While it is adding a new greenfield facility in Vashi, Mumbai over the next one month, it acquired a 186-bed facility, Malar Hospitals, based in Chennai last year. As part of its strategy to improve efficiency and expand its services at acquired properties, the company is adding a cardiac programme at Malar and improving the capacity utilisation from 130 operational beds when it took over to the full capacity of 186 beds. This it believes will help it grow the revenues (Rs 8 crore in the September quarter) of Malar by 40 per cent over the next few years.
Investment rationale
Efficiency on the cost structure (centralising supply chain activity) and lowering personnel costs as a percentage of operating revenue has helped Fortis to achieve better numbers in the quarter. On a higher base achieved by ramping up existing hospitals and the fixed fee hiring model for doctors, costs have remained under control, with margins moving up on higher revenues. This has helped the company achieve EBIDTA margin of 18 per cent in the quarter, which is a substantial improvement over 8 per cent achieved last year.

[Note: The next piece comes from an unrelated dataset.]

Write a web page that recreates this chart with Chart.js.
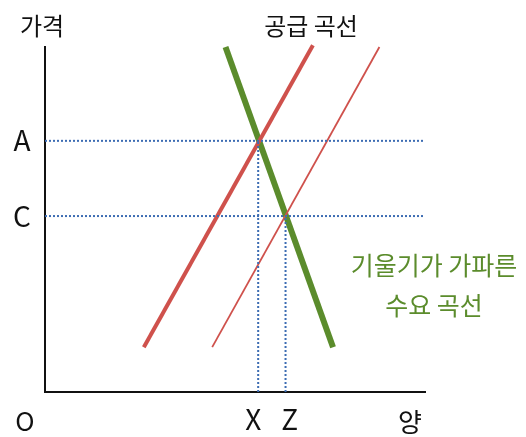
<!DOCTYPE html>
<html>
<head>
<meta charset="utf-8">
<script src="https://cdn.jsdelivr.net/npm/chart.js@4/dist/chart.umd.min.js"></script>
<style>
  html, body { margin: 0; padding: 0; background: #fff; }
  #wrap { width: 526px; height: 437px; }
</style>
</head>
<body>
<div id="wrap"><canvas id="chart" width="526" height="437"></canvas></div>
<script>
// supply / demand lines, in (quantity, price) units
var supplyOld = [{ x: 2.6, y: 1.3 }, { x: 7.05, y: 10.05 }];
var supplyNew = [{ x: 4.4, y: 1.3 }, { x: 8.8, y: 10.0 }];
var demand = [{ x: 4.75, y: 10.0 }, { x: 7.58, y: 1.3 }];

// equilibrium levels
var priceA = 7.28, priceC = 5.10;
var qtyX = 5.61, qtyZ = 6.33;
var xMax = 10, yMax = 10;

var priceLabels = [["A", priceA], ["C", priceC]];
var qtyLabels = [["X", qtyX - 0.13], ["Z", qtyZ + 0.11]];

var red = "#cf514c";
var green = "#5b8c2c";
var blue = "#3d6db3";
var font = "'Noto Sans CJK KR', 'Noto Sans', sans-serif";

function dotted(data) {
	return {
		data: data,
		borderColor: blue,
		borderWidth: 2,
		borderDash: [2, 2],
		pointRadius: 0,
		showLine: true,
		clip: false
	};
}

var labels = {
	id: "labels",
	afterDraw: function(chart) {
		var c = chart.ctx, xs = chart.scales.x, ys = chart.scales.y;
		c.save();
		c.fillStyle = "#111";
		c.textBaseline = "middle";
		c.textAlign = "center";
		c.font = "24px " + font;
		c.fillText("가격", 42, 26);
		c.fillText("공급 곡선", 311, 26);
		c.font = "26px " + font;
		c.fillText("양", 410, 422);
		c.fillText("O", 25, 421);
		c.font = "28px " + font;
		priceLabels.forEach(function(p) {
			c.fillText(p[0], 22, ys.getPixelForValue(p[1]));
		});
		qtyLabels.forEach(function(q) {
			c.fillText(q[0], xs.getPixelForValue(q[1]), 419);
		});
		c.fillStyle = green;
		c.font = "25px " + font;
		c.fillText("기울기가 가파른", 434, 265);
		c.fillText("수요 곡선", 434, 305);
		c.restore();
	}
};

new Chart(document.getElementById("chart"), {
	type: "scatter",
	data: {
		datasets: [
			dotted([{ x: 0, y: priceA }, { x: xMax, y: priceA }]),
			dotted([{ x: 0, y: priceC }, { x: xMax, y: priceC }]),
			dotted([{ x: qtyX, y: 0 }, { x: qtyX, y: priceA }]),
			dotted([{ x: qtyZ, y: 0 }, { x: qtyZ, y: priceC }]),
			{ data: supplyNew, borderColor: red, borderWidth: 1.8, pointRadius: 0, showLine: true, clip: false },
			{ data: supplyOld, borderColor: red, borderWidth: 4, pointRadius: 0, showLine: true, clip: false },
			{ data: demand, borderColor: green, borderWidth: 6, pointRadius: 0, showLine: true, clip: false }
		]
	},
	options: {
		responsive: false,
		animation: false,
		layout: { padding: { left: 37, right: 101, top: 47, bottom: 37 } },
		plugins: { legend: { display: false }, tooltip: { enabled: false } },
		scales: {
			x: {
				type: "linear", min: 0, max: xMax,
				grid: { display: false },
				ticks: { display: false },
				border: { display: true, color: "#111", width: 2 }
			},
			y: {
				type: "linear", min: 0, max: yMax,
				grid: { display: false },
				ticks: { display: false },
				border: { display: true, color: "#111", width: 2 }
			}
		}
	},
	plugins: [labels]
});
</script>
</body>
</html>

On the operational parameters for the half year ended September, the company recorded average occupancies at a healthy 70 per cent with revenues per occupied bed at Rs 87 lakh. With new capacities going onstream and financial numbers improving, the company is on course to deliver a robust set of topline and bottomline numbers in the current fiscal. An investment in a defensive play and recession proof sector such as healthcare services could be good addition to the portfolio.
At Rs 66, the stock is reasonably priced compared to its closest peer in terms of size, Wockhardt Hospitals. While Wockhardt commanded a EV/beds multiple of 1.98 at the lower end of its IPO price band (Rs 225) Fortis is available at 0.7. Expect the scrip to return about 20 per cent from current levels over the next fifteen months.